ファンダメンタルズの観点からは、ブラジル、南アフリカ、チリ、インドネシアなどコモディティ生産国にとって過去10年間は困難な期間でした。しかし、多くの人々が考えているように、コモディティ価格が再び上昇するならば、財政収支および経常収支は著しく改善すると見込まれます。コモディティ価格が新たなスーパーサイクルの初期段階にあるか否かには議論の余地があるものの、2020年代初頭は、コモディティ価格の長期かつ強力な上昇が始まった2000年代初頭と類似しています。

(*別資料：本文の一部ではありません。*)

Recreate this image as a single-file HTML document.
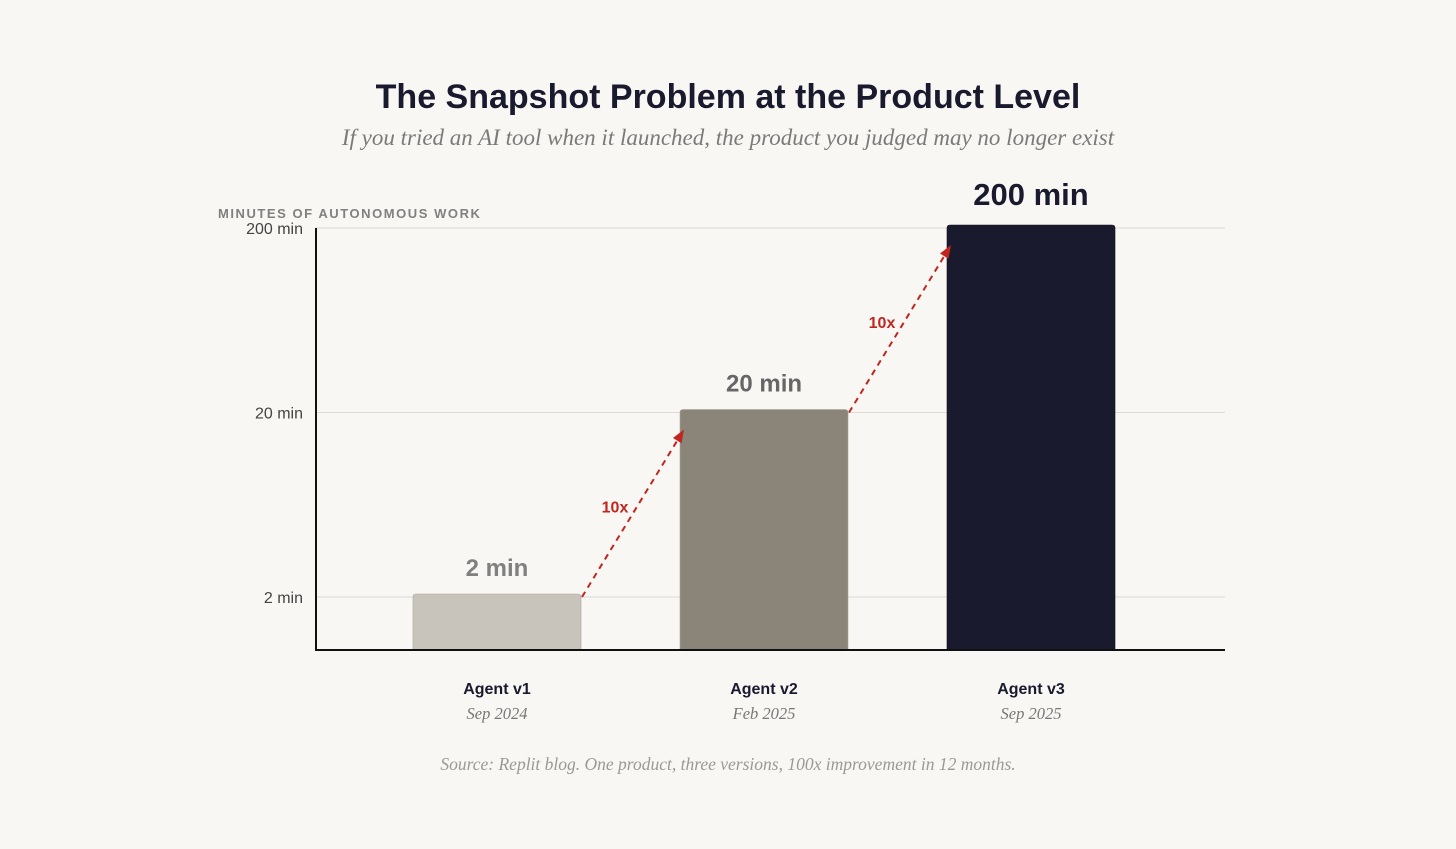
<!DOCTYPE html>
<html><head><meta charset="utf-8"><style>
body{margin:0;background:#f8f7f4;width:1456px;height:849px;overflow:hidden}
svg{display:block}
</style></head><body>
<svg id="c" width="1456" height="849">
<text x="728" y="108" text-anchor="middle" font-family="Liberation Sans, sans-serif" font-weight="bold" font-size="34" fill="#1a1a2e">The Snapshot Problem at the Product Level</text>
<text x="728" y="145" text-anchor="middle" font-family="Liberation Serif, serif" font-style="italic" font-size="23" fill="#7a7a7a">If you tried an AI tool when it launched, the product you judged may no longer exist</text>
<text x="218" y="218" font-family="Liberation Sans, sans-serif" font-weight="bold" font-size="13" letter-spacing="1.55" fill="#808080">MINUTES OF AUTONOMOUS WORK</text>
<g id="grid"></g><g id="bars"></g><g id="arrows"></g>
<line x1="316" y1="228" x2="316" y2="650" stroke="#111" stroke-width="2"/>
<line x1="315" y1="650" x2="1225" y2="650" stroke="#111" stroke-width="2"/>
<text x="728" y="770" text-anchor="middle" font-family="Liberation Serif, serif" font-style="italic" font-size="17.5" fill="#999">Source: Replit blog. One product, three versions, 100x improvement in 12 months.</text>
</svg>
<script>
const categories=["Agent v1","Agent v2","Agent v3"];
const dates=["Sep 2024","Feb 2025","Sep 2025"];
const values=[2,20,200];
const valueLabels=["2 min","20 min","200 min"];
const ticks=[2,20,200];
const tickLabels=["2 min","20 min","200 min"];
const colors=["#c8c4bc","#8b8478","#1a1a2e"];
const labelColors=["#808080","#666666","#1a1a2e"];
const NS="http://www.w3.org/2000/svg";
const y=v=>597-(Math.log10(v)-Math.log10(2))*184.5;
const x=i=>497+i*267;
function mk(t,a,p){const e=document.createElementNS(NS,t);for(const k in a)e.setAttribute(k,a[k]);p.appendChild(e);return e;}
const g=document.getElementById('grid'),b=document.getElementById('bars'),ar=document.getElementById('arrows');
ticks.forEach((t,i)=>{
 const l=mk('line',{x1:316,x2:1225,y1:y(t),y2:y(t),stroke:'#dcdad4','stroke-width':1},g);
 
 
 const tx=mk('text',{x:303,y:y(t)+6,'text-anchor':'end','font-family':'Liberation Sans, sans-serif','font-size':16,fill:'#444'},g);
 tx.textContent=tickLabels[i];
 
 
});
const fs=[24,24,31];
values.forEach((v,i)=>{
 const top=y(v)-3;
 const r=mk('path',{d:`M${x(i)-84},650V${top+3}q0,-3 3,-3H${x(i)+81}q3,0 3,3V650Z`,fill:colors[i],stroke:i==2?'#111':'#aaa49a','stroke-width':0.6},b);
 
 
 const vl=mk('text',{x:x(i),y:top-18+(i==2?-2:0),'text-anchor':'middle','font-family':'Liberation Sans, sans-serif','font-weight':'bold','font-size':fs[i],fill:labelColors[i]},b);
 vl.textContent=valueLabels[i];
 
 
 const cl=mk('text',{x:x(i),y:694,'text-anchor':'middle','font-family':'Liberation Sans, sans-serif','font-weight':'bold','font-size':16,fill:'#1a1a2e'},b);
 cl.textContent=categories[i];
 
 
 const dl=mk('text',{x:x(i),y:719,'text-anchor':'middle','font-family':'Liberation Serif, serif','font-style':'italic','font-size':16.5,fill:'#777'},b);
 dl.textContent=dates[i];
 
 
}
);
for(let i=0;i<values.length-1;i++){
 const x1=x(i)+85,y1=y(values[i]),x2=x(i+1)-80,y2=y(values[i+1])+17;
 const l=mk('line',{x1,y1,x2,y2,stroke:'#c0261f','stroke-width':2,'stroke-dasharray':'6,5'},ar);
 
 
 const ang=Math.atan2(y2-y1,x2-x1),L=13,W=5;
 const bx=x2-L*Math.cos(ang),by=y2-L*Math.sin(ang);
 const h=mk('polygon',{points:`${x2},${y2} ${bx+W*Math.sin(ang)},${by-W*Math.cos(ang)} ${bx-W*Math.sin(ang)},${by+W*Math.cos(ang)}`,fill:'#c0261f'},ar);
 
 
 const t=mk('text',{x:(x1+x2)/2-18,y:(y1+y2)/2-1,'text-anchor':'middle','font-family':'Liberation Sans, sans-serif','font-weight':'bold','font-size':16,fill:'#c0261f'},ar);
 t.textContent='10x';
 
 
}
</script>
</body></html>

現在は、当時と同様に、石油・ガスおよびグローバル鉱業セクターにおいて、コモディティ供給への設備投資が大幅に少なくなっています。2000年代初頭において、中国は、加速するコモディティ需要の主たる源泉でした。現在、クリーン・エネルギー源や電気自動車への転換を受けて、主要原材料に対する需要がより広く加速すると見込まれます。こうした見通しのもと、直近の四半期末時点で、素材とエネルギーをともにインデックスに対してオーバーウェイトとしています。
また、インフレ環境は、支出の増加を促し、企業と政府の双方の分野で起業家精神を呼び起こすきっかけになりうると考えています。2008年の世界金融危機以降、企業と政府の双方による投資規模は大幅な過小状態です。政策当局と企業はともに、バランスシートの修復に重点を置いてきました。多くの産業は、生産性の向上または拡大への投資ではなく、「現状維持を目的とした設備投資」のみを行ってきました。多くの産業において長年にわたり怠ってきた投資が実行される時期を迎えていると考えています。
環境改善のタイミングに備える
新興国株式は、過去数年間にわたり投資家の期待に沿うパフォーマンスではなかったものの、リスク調整後リターンはプラスに転じ始めていると考えています。新興国市場では、広く知られている長期的な原動力だけでなく、一部の優良なテクノロジー企業を除いて、先進国市場からは容易に得られない幅広い成長特性が再び観測されています。私たちは世界平均を大きく上回るペースで持続的な利益成長を生み出すことができる、質が高いと考える企業を発掘しています。なかでも銀行は顕著な例です。新興国の銀行の自己資本利益率は、先進国の銀行を遥かに上回っています。また、電気自動車や太陽光パネルにおける中国のリーダーシップ、および中国の消費者の台頭も複数年にわたる可能性をもたらします。
短期的には、経済の成長鈍化または景気後退の見通しが、安全への逃避を引き起こし、新興国に厳しい環境をもたらす可能性が高いと思われます。しかし、景気減速が短期かつ穏やかで、それらの逆風が弱まり始め、その後逆転するならば、景気回復の初期段階で見られてきたように、新興国市場は恩恵を受ける優位な立場にあると考えています。投資家は短期的なボラティリティを考慮するべきですが、世界経済の回復の兆しは、資産配分を検討する好機のシグナルとなります。